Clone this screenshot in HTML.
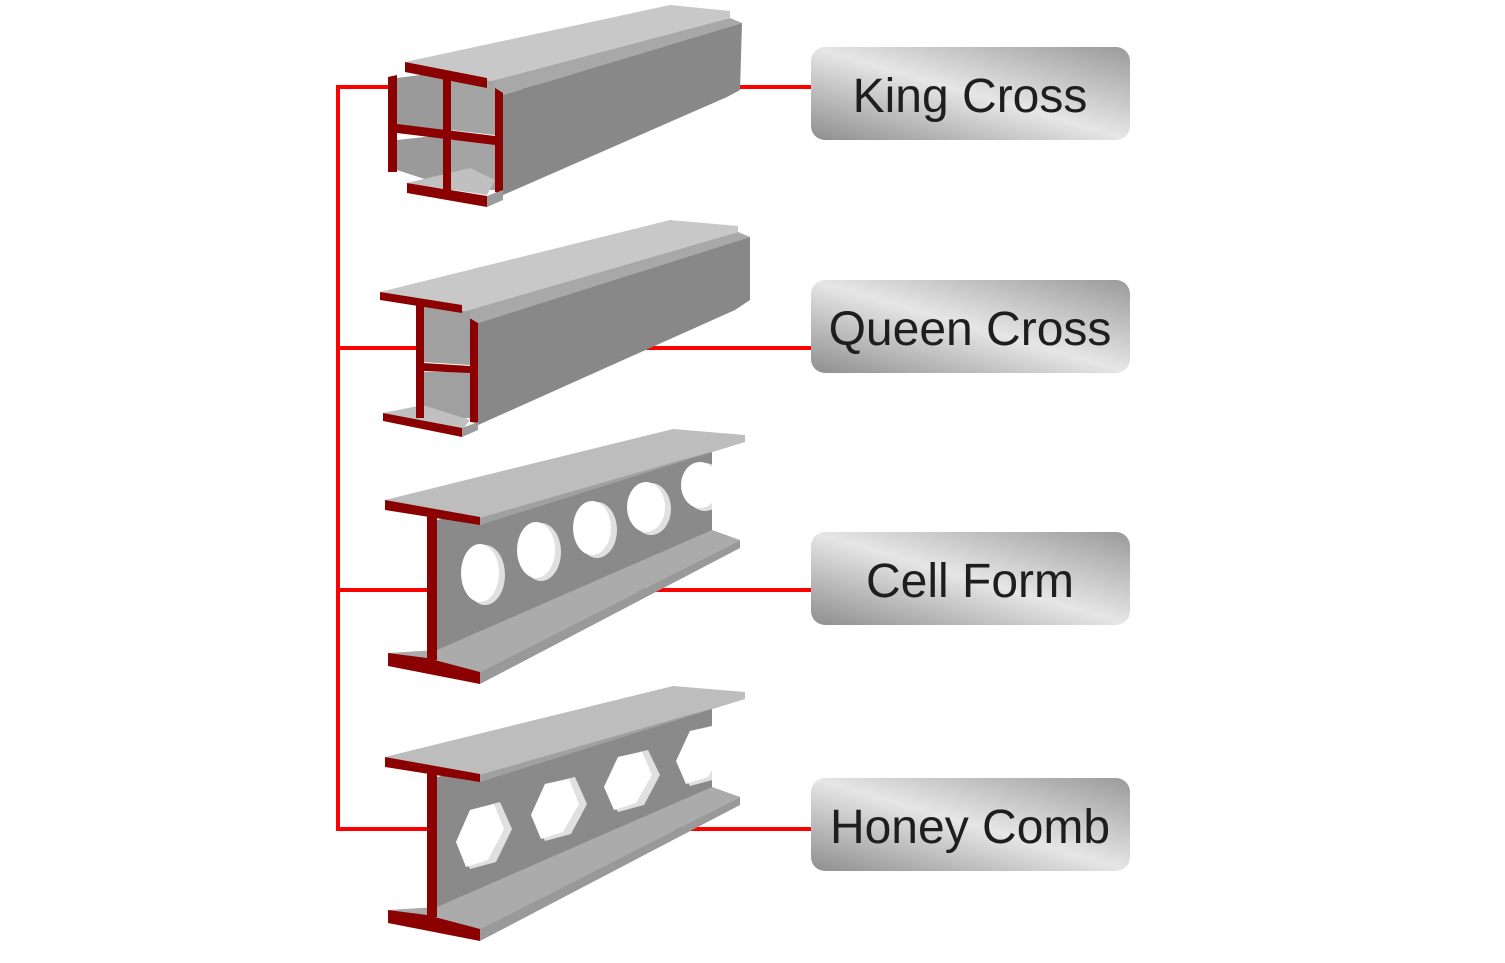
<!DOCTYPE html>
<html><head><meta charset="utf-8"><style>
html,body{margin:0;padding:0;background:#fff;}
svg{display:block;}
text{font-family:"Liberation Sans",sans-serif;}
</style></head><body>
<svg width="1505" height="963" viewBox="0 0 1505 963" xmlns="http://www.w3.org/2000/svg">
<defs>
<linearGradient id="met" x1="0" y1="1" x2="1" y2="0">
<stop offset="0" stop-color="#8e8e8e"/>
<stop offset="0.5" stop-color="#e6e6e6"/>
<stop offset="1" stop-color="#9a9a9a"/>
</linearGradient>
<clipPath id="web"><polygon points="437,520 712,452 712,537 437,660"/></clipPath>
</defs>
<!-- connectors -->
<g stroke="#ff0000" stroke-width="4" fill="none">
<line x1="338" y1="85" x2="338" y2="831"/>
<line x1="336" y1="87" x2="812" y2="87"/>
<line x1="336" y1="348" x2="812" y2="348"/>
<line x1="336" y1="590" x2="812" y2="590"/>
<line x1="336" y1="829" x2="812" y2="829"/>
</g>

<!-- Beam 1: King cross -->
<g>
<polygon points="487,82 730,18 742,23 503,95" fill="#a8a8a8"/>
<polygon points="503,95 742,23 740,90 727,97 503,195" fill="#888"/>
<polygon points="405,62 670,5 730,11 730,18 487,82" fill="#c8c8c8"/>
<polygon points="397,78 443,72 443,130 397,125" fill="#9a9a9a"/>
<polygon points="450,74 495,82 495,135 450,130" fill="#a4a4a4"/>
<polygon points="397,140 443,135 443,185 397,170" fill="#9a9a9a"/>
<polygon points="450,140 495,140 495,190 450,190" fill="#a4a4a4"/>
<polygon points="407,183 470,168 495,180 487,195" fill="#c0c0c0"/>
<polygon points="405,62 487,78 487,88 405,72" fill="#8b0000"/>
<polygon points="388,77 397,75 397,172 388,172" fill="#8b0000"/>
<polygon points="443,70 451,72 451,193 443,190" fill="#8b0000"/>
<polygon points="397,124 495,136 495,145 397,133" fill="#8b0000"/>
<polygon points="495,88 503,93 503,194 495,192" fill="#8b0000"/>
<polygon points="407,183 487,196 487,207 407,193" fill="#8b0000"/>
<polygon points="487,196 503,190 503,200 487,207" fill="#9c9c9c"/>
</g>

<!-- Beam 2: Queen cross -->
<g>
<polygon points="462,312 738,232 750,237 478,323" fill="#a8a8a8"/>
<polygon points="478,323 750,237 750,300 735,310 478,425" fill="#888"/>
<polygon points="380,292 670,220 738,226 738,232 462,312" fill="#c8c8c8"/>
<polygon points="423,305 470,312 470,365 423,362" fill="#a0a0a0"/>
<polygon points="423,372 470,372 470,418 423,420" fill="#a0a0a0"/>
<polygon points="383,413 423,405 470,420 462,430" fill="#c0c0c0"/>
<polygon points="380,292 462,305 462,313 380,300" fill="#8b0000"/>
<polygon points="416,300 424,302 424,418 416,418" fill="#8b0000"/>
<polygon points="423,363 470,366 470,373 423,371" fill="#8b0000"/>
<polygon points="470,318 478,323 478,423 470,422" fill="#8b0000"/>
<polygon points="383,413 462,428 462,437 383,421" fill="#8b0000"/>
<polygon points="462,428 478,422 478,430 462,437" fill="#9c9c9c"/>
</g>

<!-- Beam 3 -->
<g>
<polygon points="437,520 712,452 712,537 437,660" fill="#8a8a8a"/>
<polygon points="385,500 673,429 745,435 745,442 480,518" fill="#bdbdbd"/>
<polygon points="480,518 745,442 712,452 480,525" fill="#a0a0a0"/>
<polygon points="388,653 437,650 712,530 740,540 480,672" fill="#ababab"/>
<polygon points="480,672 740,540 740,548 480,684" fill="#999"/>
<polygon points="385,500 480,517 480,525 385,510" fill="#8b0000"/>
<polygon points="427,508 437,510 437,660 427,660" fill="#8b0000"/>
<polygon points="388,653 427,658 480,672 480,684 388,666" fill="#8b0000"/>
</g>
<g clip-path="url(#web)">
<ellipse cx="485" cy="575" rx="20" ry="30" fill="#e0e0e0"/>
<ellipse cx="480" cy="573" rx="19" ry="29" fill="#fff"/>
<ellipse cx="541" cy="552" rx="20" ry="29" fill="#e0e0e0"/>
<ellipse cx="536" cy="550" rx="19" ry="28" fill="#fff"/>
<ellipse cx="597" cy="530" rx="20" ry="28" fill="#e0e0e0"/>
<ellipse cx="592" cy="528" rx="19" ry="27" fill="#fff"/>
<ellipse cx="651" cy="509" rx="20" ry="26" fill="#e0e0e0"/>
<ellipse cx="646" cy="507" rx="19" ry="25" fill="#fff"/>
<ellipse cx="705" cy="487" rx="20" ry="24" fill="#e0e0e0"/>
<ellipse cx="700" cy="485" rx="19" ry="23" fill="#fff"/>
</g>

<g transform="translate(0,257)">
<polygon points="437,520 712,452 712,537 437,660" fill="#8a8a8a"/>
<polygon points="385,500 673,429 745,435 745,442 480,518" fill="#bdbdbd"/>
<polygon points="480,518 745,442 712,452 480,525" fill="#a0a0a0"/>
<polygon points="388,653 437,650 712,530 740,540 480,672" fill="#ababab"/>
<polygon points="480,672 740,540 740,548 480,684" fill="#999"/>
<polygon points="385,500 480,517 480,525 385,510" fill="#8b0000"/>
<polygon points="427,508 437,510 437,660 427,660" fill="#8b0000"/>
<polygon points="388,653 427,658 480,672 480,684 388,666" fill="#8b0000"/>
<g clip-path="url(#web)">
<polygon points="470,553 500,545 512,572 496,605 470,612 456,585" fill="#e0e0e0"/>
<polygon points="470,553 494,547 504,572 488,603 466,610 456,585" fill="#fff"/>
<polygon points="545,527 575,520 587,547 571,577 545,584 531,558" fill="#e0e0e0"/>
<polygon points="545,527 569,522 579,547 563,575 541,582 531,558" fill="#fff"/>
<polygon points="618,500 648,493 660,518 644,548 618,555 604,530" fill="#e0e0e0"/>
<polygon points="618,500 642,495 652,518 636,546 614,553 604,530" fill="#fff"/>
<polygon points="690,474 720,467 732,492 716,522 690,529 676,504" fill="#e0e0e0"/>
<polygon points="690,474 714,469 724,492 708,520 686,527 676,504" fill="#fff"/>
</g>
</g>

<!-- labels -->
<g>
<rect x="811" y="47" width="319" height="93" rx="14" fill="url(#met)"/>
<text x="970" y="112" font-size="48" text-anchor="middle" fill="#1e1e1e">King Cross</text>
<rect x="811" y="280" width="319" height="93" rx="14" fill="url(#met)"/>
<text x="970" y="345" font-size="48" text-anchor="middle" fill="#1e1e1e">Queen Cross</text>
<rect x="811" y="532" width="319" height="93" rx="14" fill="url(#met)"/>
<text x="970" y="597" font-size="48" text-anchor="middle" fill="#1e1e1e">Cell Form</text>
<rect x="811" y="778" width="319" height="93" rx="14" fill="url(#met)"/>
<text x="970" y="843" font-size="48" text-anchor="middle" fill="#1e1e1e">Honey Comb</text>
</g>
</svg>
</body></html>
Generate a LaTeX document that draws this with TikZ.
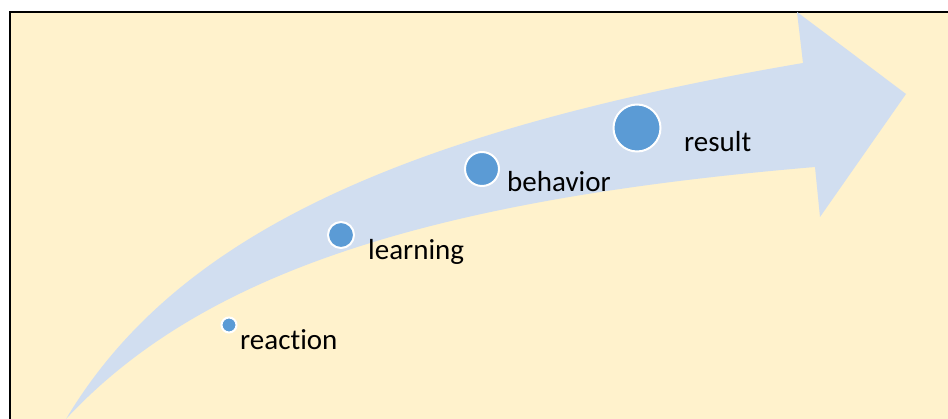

++++

- _Aim of the exercise_:
Pictures in the records must not appear in the copy; transcribe everything else precisely.

- _Answer to the exercise_:
Clone this screenshot in HTML.
<!DOCTYPE html>
<html><head><meta charset="utf-8"><style>
html,body{margin:0;padding:0;background:#fff;}
svg{display:block;}
text{font-family:"Liberation Sans",sans-serif;}
</style></head><body>
<svg width="1505" height="963" viewBox="0 0 1505 963" xmlns="http://www.w3.org/2000/svg">
<defs>
<linearGradient id="met" x1="0" y1="1" x2="1" y2="0">
<stop offset="0" stop-color="#8e8e8e"/>
<stop offset="0.5" stop-color="#e6e6e6"/>
<stop offset="1" stop-color="#9a9a9a"/>
</linearGradient>
<clipPath id="web"><polygon points="437,520 712,452 712,537 437,660"/></clipPath>
</defs>
<!-- connectors -->
<g stroke="#ff0000" stroke-width="4" fill="none">
<line x1="338" y1="85" x2="338" y2="831"/>
<line x1="336" y1="87" x2="812" y2="87"/>
<line x1="336" y1="348" x2="812" y2="348"/>
<line x1="336" y1="590" x2="812" y2="590"/>
<line x1="336" y1="829" x2="812" y2="829"/>
</g>

<!-- Beam 1: King cross -->
<g>
<polygon points="487,82 730,18 742,23 503,95" fill="#a8a8a8"/>
<polygon points="503,95 742,23 740,90 727,97 503,195" fill="#888"/>
<polygon points="405,62 670,5 730,11 730,18 487,82" fill="#c8c8c8"/>
<polygon points="397,78 443,72 443,130 397,125" fill="#9a9a9a"/>
<polygon points="450,74 495,82 495,135 450,130" fill="#a4a4a4"/>
<polygon points="397,140 443,135 443,185 397,170" fill="#9a9a9a"/>
<polygon points="450,140 495,140 495,190 450,190" fill="#a4a4a4"/>
<polygon points="407,183 470,168 495,180 487,195" fill="#c0c0c0"/>
<polygon points="405,62 487,78 487,88 405,72" fill="#8b0000"/>
<polygon points="388,77 397,75 397,172 388,172" fill="#8b0000"/>
<polygon points="443,70 451,72 451,193 443,190" fill="#8b0000"/>
<polygon points="397,124 495,136 495,145 397,133" fill="#8b0000"/>
<polygon points="495,88 503,93 503,194 495,192" fill="#8b0000"/>
<polygon points="407,183 487,196 487,207 407,193" fill="#8b0000"/>
<polygon points="487,196 503,190 503,200 487,207" fill="#9c9c9c"/>
</g>

<!-- Beam 2: Queen cross -->
<g>
<polygon points="462,312 738,232 750,237 478,323" fill="#a8a8a8"/>
<polygon points="478,323 750,237 750,300 735,310 478,425" fill="#888"/>
<polygon points="380,292 670,220 738,226 738,232 462,312" fill="#c8c8c8"/>
<polygon points="423,305 470,312 470,365 423,362" fill="#a0a0a0"/>
<polygon points="423,372 470,372 470,418 423,420" fill="#a0a0a0"/>
<polygon points="383,413 423,405 470,420 462,430" fill="#c0c0c0"/>
<polygon points="380,292 462,305 462,313 380,300" fill="#8b0000"/>
<polygon points="416,300 424,302 424,418 416,418" fill="#8b0000"/>
<polygon points="423,363 470,366 470,373 423,371" fill="#8b0000"/>
<polygon points="470,318 478,323 478,423 470,422" fill="#8b0000"/>
<polygon points="383,413 462,428 462,437 383,421" fill="#8b0000"/>
<polygon points="462,428 478,422 478,430 462,437" fill="#9c9c9c"/>
</g>

<!-- Beam 3 -->
<g>
<polygon points="437,520 712,452 712,537 437,660" fill="#8a8a8a"/>
<polygon points="385,500 673,429 745,435 745,442 480,518" fill="#bdbdbd"/>
<polygon points="480,518 745,442 712,452 480,525" fill="#a0a0a0"/>
<polygon points="388,653 437,650 712,530 740,540 480,672" fill="#ababab"/>
<polygon points="480,672 740,540 740,548 480,684" fill="#999"/>
<polygon points="385,500 480,517 480,525 385,510" fill="#8b0000"/>
<polygon points="427,508 437,510 437,660 427,660" fill="#8b0000"/>
<polygon points="388,653 427,658 480,672 480,684 388,666" fill="#8b0000"/>
</g>
<g clip-path="url(#web)">
<ellipse cx="485" cy="575" rx="20" ry="30" fill="#e0e0e0"/>
<ellipse cx="480" cy="573" rx="19" ry="29" fill="#fff"/>
<ellipse cx="541" cy="552" rx="20" ry="29" fill="#e0e0e0"/>
<ellipse cx="536" cy="550" rx="19" ry="28" fill="#fff"/>
<ellipse cx="597" cy="530" rx="20" ry="28" fill="#e0e0e0"/>
<ellipse cx="592" cy="528" rx="19" ry="27" fill="#fff"/>
<ellipse cx="651" cy="509" rx="20" ry="26" fill="#e0e0e0"/>
<ellipse cx="646" cy="507" rx="19" ry="25" fill="#fff"/>
<ellipse cx="705" cy="487" rx="20" ry="24" fill="#e0e0e0"/>
<ellipse cx="700" cy="485" rx="19" ry="23" fill="#fff"/>
</g>

<g transform="translate(0,257)">
<polygon points="437,520 712,452 712,537 437,660" fill="#8a8a8a"/>
<polygon points="385,500 673,429 745,435 745,442 480,518" fill="#bdbdbd"/>
<polygon points="480,518 745,442 712,452 480,525" fill="#a0a0a0"/>
<polygon points="388,653 437,650 712,530 740,540 480,672" fill="#ababab"/>
<polygon points="480,672 740,540 740,548 480,684" fill="#999"/>
<polygon points="385,500 480,517 480,525 385,510" fill="#8b0000"/>
<polygon points="427,508 437,510 437,660 427,660" fill="#8b0000"/>
<polygon points="388,653 427,658 480,672 480,684 388,666" fill="#8b0000"/>
<g clip-path="url(#web)">
<polygon points="470,553 500,545 512,572 496,605 470,612 456,585" fill="#e0e0e0"/>
<polygon points="470,553 494,547 504,572 488,603 466,610 456,585" fill="#fff"/>
<polygon points="545,527 575,520 587,547 571,577 545,584 531,558" fill="#e0e0e0"/>
<polygon points="545,527 569,522 579,547 563,575 541,582 531,558" fill="#fff"/>
<polygon points="618,500 648,493 660,518 644,548 618,555 604,530" fill="#e0e0e0"/>
<polygon points="618,500 642,495 652,518 636,546 614,553 604,530" fill="#fff"/>
<polygon points="690,474 720,467 732,492 716,522 690,529 676,504" fill="#e0e0e0"/>
<polygon points="690,474 714,469 724,492 708,520 686,527 676,504" fill="#fff"/>
</g>
</g>

<!-- labels -->
<g>
<rect x="811" y="47" width="319" height="93" rx="14" fill="url(#met)"/>
<text x="970" y="112" font-size="48" text-anchor="middle" fill="#1e1e1e">King Cross</text>
<rect x="811" y="280" width="319" height="93" rx="14" fill="url(#met)"/>
<text x="970" y="345" font-size="48" text-anchor="middle" fill="#1e1e1e">Queen Cross</text>
<rect x="811" y="532" width="319" height="93" rx="14" fill="url(#met)"/>
<text x="970" y="597" font-size="48" text-anchor="middle" fill="#1e1e1e">Cell Form</text>
<rect x="811" y="778" width="319" height="93" rx="14" fill="url(#met)"/>
<text x="970" y="843" font-size="48" text-anchor="middle" fill="#1e1e1e">Honey Comb</text>
</g>
</svg>
</body></html>
Generate a LaTeX document that draws this with TikZ.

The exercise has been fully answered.